Stutter


     I love talking. It’s so great.  I love having a captive audience, whether it’s a toddler or a best friend who’s already got tears of laughter in her eyes. And if there’s no one there to listen but me the story is still amazing, the laughs still so real.

     It’s really strange to remember that there was a time when I stuttered horribly. One of the possible factors could be the fact that by time I was six years old I had lived in three different countries and spoke all their respective languages. Remembering who in my life spoke which language was fucking exhausting.

     What I do know is that when someone asked me a question, or made a comment and expected one in return, sometimes it took longer for me to make the words come out. I realized there was something wrong with that when I connected people’s mocking laughter, smirks, and awkward glances with the pause that preceded my responses. 

     Which only made it worse.  My forehead would itch, my cheeks would get warm and sweaty, and my mouth would open and close several times as if I were a fish trying to breathe. I learned to buy myself time by pretending I hadn’t heard the question at first, leaning forward with a curious smile on my face. I would cough as if something was stuck in my throat, hoping to forcibly expel out some words instead.

     I was in 6th grade the first time I wanted to commit an act of great violence to someone for making fun of my stutter. My teacher had called on me to read out loud from the textbook, which was just absolutely great on her part considering I was still learning how to speak English.

     I stood up and bent over the heavy book, calming my hand tremors by pressing them down on the desk. I read, stumbling over the words and looking up often for approval from her about the general pronunciation of every word. After a few minutes the scattered laughter in the room grew loud enough to draw me out of my concentrated fog, and I saw that the current class clown was softly repeating the words after me, exaggerating my accent and stutter.

     I stared at him in shock. Could he not see how hard I was working? How painful this was for me? How could he be so mean?

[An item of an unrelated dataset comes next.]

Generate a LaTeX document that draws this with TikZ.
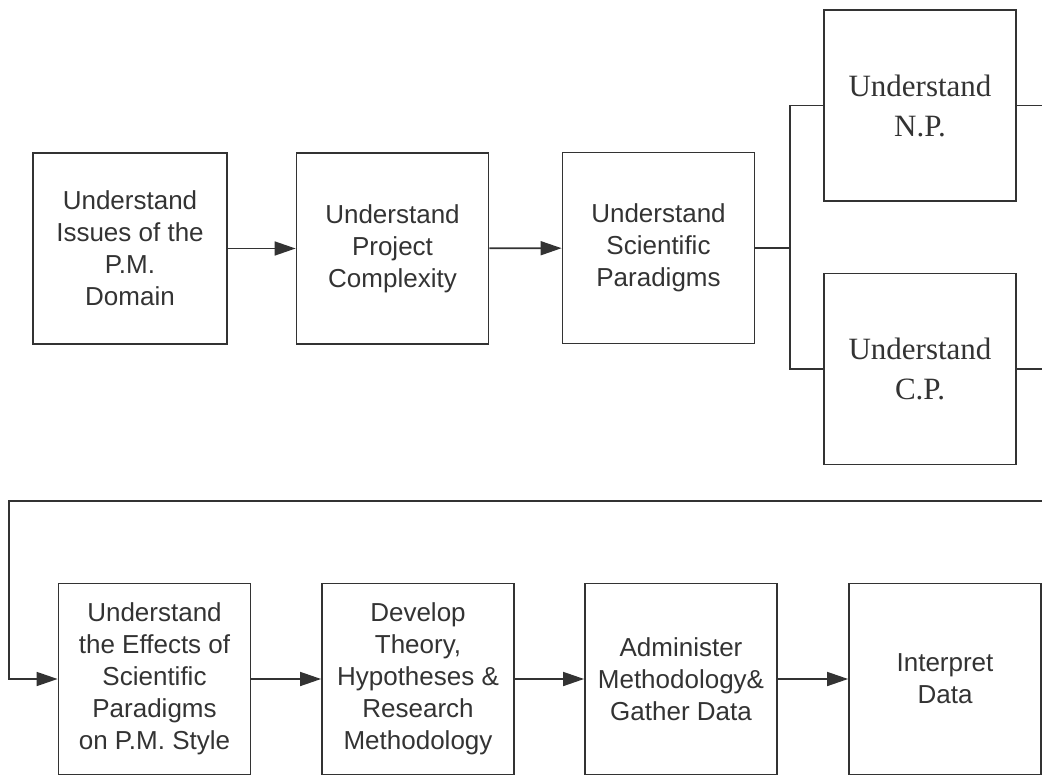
\documentclass[tikz,border=0pt]{standalone}
\usepackage{fontspec}
\setmainfont{Liberation Sans}
\newfontfamily\seriffont{Liberation Serif}
\usetikzlibrary{arrows.meta}
\definecolor{ink}{HTML}{333333}
\tikzset{
  stagebox/.style={draw=ink, line width=1.8pt, rectangle, inner sep=0pt,
    minimum width=192pt, minimum height=191pt, align=center, text=ink,
    font=\fontsize{26}{32}\selectfont},
  serifbox/.style={stagebox, font=\seriffont\fontsize{31}{40}\selectfont},
  link/.style={draw=ink, line width=1.7pt},
  flow/.style={link, -{Triangle[length=21pt, width=14pt]}}
}
\begin{document}
\begin{tikzpicture}[x=1pt, y=-1pt]
\useasboundingbox (0,0) rectangle (1042,776);
% top row
\node[stagebox, minimum width=194pt] (issues) at (130,248.5) {Understand\\Issues of the\\P.M.\\Domain};
\node[stagebox] (complex) at (392.5,248.5) {Understand\\Project\\Complexity};
\node[stagebox] (paradigms) at (658.5,248) {Understand\\Scientific\\Paradigms};
\node[serifbox] (np) at (920,105.5) {Understand\\N.P.};
\node[serifbox] (cp) at (920,369) {Understand\\C.P.};
% bottom row
\node[stagebox] (effects) at (154.5,679) {Understand\\the Effects of\\Scientific\\Paradigms\\on P.M. Style};
\node[stagebox] (theory) at (418,679) {Develop\\Theory,\\Hypotheses \&\\Research\\Methodology};
\node[stagebox] (gather) at (681,679) {Administer\\Methodology\&\\Gather Data};
\node[stagebox] (interpret) at (945,679) {Interpret\\Data};
% branch points and off-page ends
\coordinate (split) at (790,248);
\coordinate (npout) at (1042,105.5);
\coordinate (cpout) at (1042,369);
\coordinate (back) at (1042,501);
\coordinate (turn) at (9,501);
% connectors
\draw[flow] (issues) -- (complex);
\draw[flow] (complex) -- (paradigms);
\draw[link] (paradigms.east |- split) -- (split);
\draw[link] (split) |- (np.west);
\draw[link] (split) |- (cp.west);
\draw[link] (np.east) -- (npout);
\draw[link] (cp.east) -- (cpout);
\draw[flow] (back) -- (turn) |- (effects.west);
\draw[flow] (effects) -- (theory);
\draw[flow] (theory) -- (gather);
\draw[flow] (gather) -- (interpret);
\end{tikzpicture}
\end{document}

     I briefly considered calmly walking up to him and punching a hole through his scrawny neck. Instead I made firm eye contact with him, took a deep breath, and flipped him off.
In class. With the rest of the students and my teacher watching. The instant hush that fell over the room was tangible and just delicious! Later on that day I came back to the classroom and begged that teacher not to write me up, explaining that I was reacting to a bully and that I wouldn’t do it again. It would have been my first detention and I was sure my parents would have punished me horribly no matter the circumstances.

     I like to think that I’ve come far from reacting out in anger and self-defensiveness, but I will never deny how good that moment felt.